Babam ayda iki kere annemle kavga ederdi. Ayın 15’inde annemin maaşını aldığı gün ve her ayın 1’inde annemin ek ders ücretini aldığı gün. Annem feminizmi değil ama ev ekonomisini kendisi keşfetmişti. Parayı babama verdiğinde geri dönüşü olmayacağını biliyordu. Ve uzun yıllar annemin maaşı ve ek ders ücreti üzerinden kavga devam etti durdu. Ta ki bir aile klasiğimiz olarak benim babama “yeter artık” mesajını babamın anlayacağı bir dilden vermeme kadar. Sonradan öğrendiğim ve şahit olduğum kadarıyla aslında bizim ailede; sünnet ve askerlikten daha çok babaya verilen “yeter artık” mesajı erkek olmanın en önemli aşaması imiş.
 
Bir ara “Süper Baba” dizisi ve “İkinci Bahar” ile babalık miti oluşturdu. Benim gibi kendisini “piç” gibi hisseden herkesi vurup geçti bu iki dizi. Bende bu dizilerdeki babayı sevdim. Herkes babasını öyle anlatıyor!
 
Sonra annem hastalandı… Babam onunla her gün her saat ilgilendi.
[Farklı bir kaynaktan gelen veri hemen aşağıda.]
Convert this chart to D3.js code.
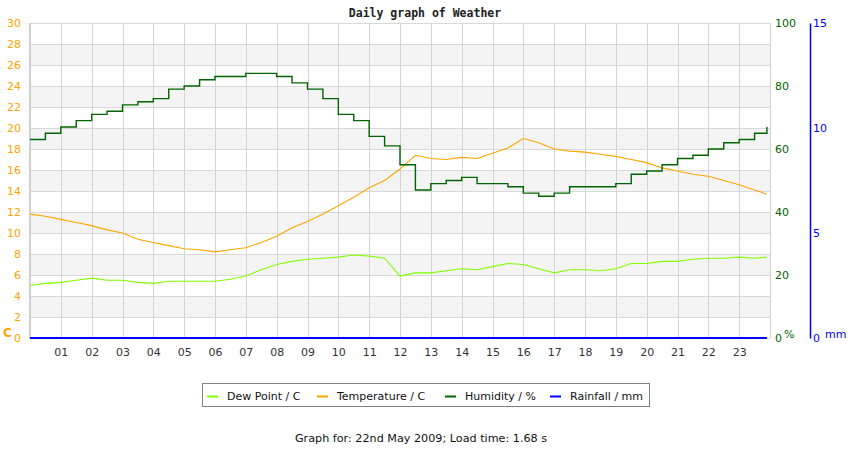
<!DOCTYPE html>
<html>
<head>
<meta charset="utf-8">
<script src="https://cdn.jsdelivr.net/npm/d3@7"></script>
<style>
  body { margin: 0; background: #fff; }
  text { font-family: "DejaVu Sans", sans-serif; }
</style>
</head>
<body>
<div id="chart"></div>
<script>
// readings every half hour
var hours = [0, 0.5, 1, 1.5, 2, 2.5, 3, 3.5, 4, 4.5, 5, 5.5, 6, 6.5, 7, 7.5, 8, 8.5, 9, 9.5,
  10, 10.5, 11, 11.5, 12, 12.5, 13, 13.5, 14, 14.5, 15, 15.5, 16, 16.5, 17, 17.5, 18, 18.5, 19, 19.5,
  20, 20.5, 21, 21.5, 22, 22.5, 23, 23.5, 23.9];

var dewPoint = [5.0, 5.2, 5.3, 5.5, 5.7, 5.5, 5.5, 5.3, 5.2, 5.4, 5.4, 5.4, 5.4, 5.6, 5.9, 6.5, 7.0, 7.3, 7.5, 7.6,
  7.7, 7.9, 7.8, 7.6, 5.9, 6.2, 6.2, 6.4, 6.6, 6.5, 6.8, 7.1, 7.0, 6.6, 6.2, 6.5, 6.5, 6.4, 6.6, 7.1,
  7.1, 7.3, 7.3, 7.5, 7.6, 7.6, 7.7, 7.6, 7.7];

var temperature = [11.8, 11.6, 11.3, 11.0, 10.7, 10.3, 10.0, 9.4, 9.1, 8.8, 8.5, 8.4, 8.2, 8.4, 8.6, 9.1, 9.7, 10.5, 11.1, 11.8,
  12.6, 13.4, 14.3, 15.0, 16.1, 17.4, 17.1, 17.0, 17.2, 17.1, 17.6, 18.1, 19.0, 18.6, 18.0, 17.8, 17.7, 17.5, 17.3, 17.0,
  16.7, 16.2, 15.9, 15.6, 15.4, 15.0, 14.6, 14.1, 13.7];

var humidity = [63, 65, 67, 69, 71, 72, 74, 75, 76, 79, 80, 82, 83, 83, 84, 84, 83, 81, 79, 76,
  71, 69, 64, 61, 55, 47, 49, 50, 51, 49, 49, 48, 46, 45, 46, 48, 48, 48, 49, 52,
  53, 55, 57, 58, 60, 62, 63, 65, 67];

var rainfall = [0, 0, 0, 0, 0, 0, 0, 0, 0, 0, 0, 0, 0, 0, 0, 0, 0, 0, 0, 0,
  0, 0, 0, 0, 0, 0, 0, 0, 0, 0, 0, 0, 0, 0, 0, 0, 0, 0, 0, 0,
  0, 0, 0, 0, 0, 0, 0, 0, 0];

var hourTicks = d3.range(1, 24);
var tempTicks = d3.range(0, 31, 2);
var humTicks = [0, 20, 40, 60, 80, 100];
var rainTicks = [0, 5, 10, 15];

var series = [
  { name: "Dew Point / C", values: dewPoint, color: "#80ff00", axis: "t" },
  { name: "Temperature / C", values: temperature, color: "#ffa500", axis: "t" },
  { name: "Humidity / %", values: humidity, color: "#006400", axis: "h" },
  { name: "Rainfall / mm", values: rainfall, color: "#0000ff", axis: "r" }
];

var width = 850, height = 450;
var plotLeft = 30, plotRight = 770, plotTop = 23, plotBottom = 338;

var svg = d3.select("#chart").append("svg")
  .attr("width", width)
  .attr("height", height);

var x = d3.scaleLinear().domain([0, 24]).range([plotLeft, plotRight]);
var yT = d3.scaleLinear().domain([0, 30]).range([plotBottom, plotTop]);
var yH = d3.scaleLinear().domain([0, 100]).range([plotBottom, plotTop]);
var yR = d3.scaleLinear().domain([0, 15]).range([plotBottom, plotTop]);
var scales = { t: yT, h: yH, r: yR };

// alternating bands
svg.append("g").selectAll("rect")
  .data(d3.range(2, 30, 4))
  .enter().append("rect")
  .attr("x", plotLeft)
  .attr("width", plotRight - plotLeft)
  .attr("y", function (d) { return yT(d + 2); })
  .attr("height", function (d) { return yT(d) - yT(d + 2); })
  .style("fill", "#f4f4f4");

// grid
svg.append("g").selectAll("line")
  .data(tempTicks)
  .enter().append("line")
  .attr("x1", plotLeft).attr("x2", plotRight)
  .attr("y1", function (d) { return Math.round(yT(d)) + 0.5; })
  .attr("y2", function (d) { return Math.round(yT(d)) + 0.5; })
  .style("stroke", "#d9d9d9");

svg.append("g").selectAll("line")
  .data(hourTicks)
  .enter().append("line")
  .attr("x1", function (d) { return Math.round(x(d)) + 0.5; })
  .attr("x2", function (d) { return Math.round(x(d)) + 0.5; })
  .attr("y1", plotTop).attr("y2", plotBottom)
  .style("stroke", "#d4d4d4");

// frame
svg.append("line")
  .attr("x1", plotLeft).attr("x2", plotLeft).attr("y1", plotTop).attr("y2", plotBottom + 1)
  .style("stroke", "#d0d0d0").style("stroke-width", 2);
svg.append("line")
  .attr("x1", plotRight + 0.5).attr("x2", plotRight + 0.5).attr("y1", plotTop).attr("y2", plotBottom)
  .style("stroke", "#d0d0d0");

// lines: humidity comes in whole percents so it steps, the rest run smoother
series.forEach(function (s) {
  var line = d3.line()
    .curve(s.axis == "h" ? d3.curveStepAfter : d3.curveLinear)
    .x(function (d, i) { return x(hours[i]); })
    .y(function (d) { return scales[s.axis](d); });
  svg.append("path")
    .datum(s.values)
    .attr("d", line)
    .style("fill", "none")
    .style("stroke", s.color)
    .style("stroke-width", s.axis == "h" ? 1.4 : (s.axis == "r" ? 2 : 1.1));
});

// axes
var xAxis = svg.append("g")
  .attr("transform", "translate(0," + plotBottom + ")")
  .call(d3.axisBottom(x).tickValues(hourTicks).tickSize(0).tickPadding(10)
    .tickFormat(d3.format("02d")));
xAxis.select(".domain").remove();
xAxis.selectAll("text").style("fill", "#333").style("font-size", "11px");

var tAxis = svg.append("g")
  .attr("transform", "translate(" + plotLeft + ",0)")
  .call(d3.axisLeft(yT).tickValues(tempTicks).tickSize(0).tickPadding(9));
tAxis.select(".domain").remove();
tAxis.selectAll("text").style("fill", "#ffa500").style("font-size", "11px");

var hAxis = svg.append("g")
  .attr("transform", "translate(" + plotRight + ",0)")
  .call(d3.axisRight(yH).tickValues(humTicks).tickSize(0).tickPadding(5));
hAxis.select(".domain").remove();
hAxis.selectAll("text").style("fill", "#006400").style("font-size", "11px");

var rAxis = svg.append("g")
  .attr("transform", "translate(810,0)")
  .call(d3.axisRight(yR).tickValues(rainTicks).tickSize(0).tickPadding(3));
rAxis.select(".domain").style("stroke", "#0000ff").style("stroke-width", 1.5);
rAxis.selectAll("text").style("fill", "#0000ff").style("font-size", "11px");

// unit labels
svg.append("text").attr("x", 3).attr("y", 337).text("C")
  .style("fill", "#ffa500").style("font-weight", "bold").style("font-size", "12px");
svg.append("text").attr("x", 784).attr("y", 338).text("%")
  .style("fill", "#006400").style("font-size", "11px");
svg.append("text").attr("x", 825).attr("y", 338).text("mm")
  .style("fill", "#0000ff").style("font-size", "11px");

// title
svg.append("text")
  .attr("x", 425).attr("y", 17)
  .attr("text-anchor", "middle")
  .style("font-family", "'DejaVu Sans Mono', monospace")
  .style("font-weight", "bold")
  .style("font-size", "11.5px")
  .style("fill", "#222")
  .text("Daily graph of Weather");

// legend
svg.append("rect")
  .attr("x", 202.5).attr("y", 383.5)
  .attr("width", 447).attr("height", 23)
  .style("fill", "#fff").style("stroke", "#808080");

var legendX = [207, 317, 445, 550];
var legend = svg.append("g").selectAll("g")
  .data(series)
  .enter().append("g")
  .attr("transform", function (d, i) { return "translate(" + legendX[i] + ",396)"; });
legend.append("line")
  .attr("x1", 0).attr("x2", 11).attr("y1", 0.5).attr("y2", 0.5)
  .style("stroke", function (d) { return d.color; })
  .style("stroke-width", 2);
legend.append("text")
  .attr("x", 20).attr("y", 4)
  .style("font-size", "11px")
  .style("fill", "#111")
  .text(function (d) { return d.name; });

// footer
svg.append("text")
  .attr("x", 421).attr("y", 442)
  .attr("text-anchor", "middle")
  .style("font-size", "11.2px")
  .style("fill", "#111")
  .text("Graph for: 22nd May 2009; Load time: 1.68 s");
</script>
</body>
</html>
Annem git dedi babam gitti. Annem gel dedi babam geldi. Annem gözüme gözükme gözükme dedi babam gözüne gözükmedi. O beş sene boyunca annem babamın bütün yapıp ettiklerini temize çekti!
 
Ben, annem, abim ve gey pozum
 
Sonra sonra babamı eleştirdiğim birçok şeyin aslında beni ben yapan şeyler olabileceğini fark ettim. Babam aileye inanmıyordu! Sırf onun çocuğuyum diye bana çalıştığı kurumdaki çocuklardan daha fazla sevgi beslemiyordu! Veyahut kendi hayatını yaşıyordu! Aaa dedim bu aile bok çukurunun içine saplanıp kalmak yerine kendi ayaklarım üstüne durabilirim ve pekala tercih ettiğim aileyi kendim istediğim gibi inşa edebilirim. O aile denen şeyin iyi bir bok olmadığını gösteren sevgili babamı ve onun gibi babaları seviyorum!
 
Bu yazıyı da Aslı’ya, Yıldız Tar’a ve babasını benim gibi seven herkese ithaf ediyorum.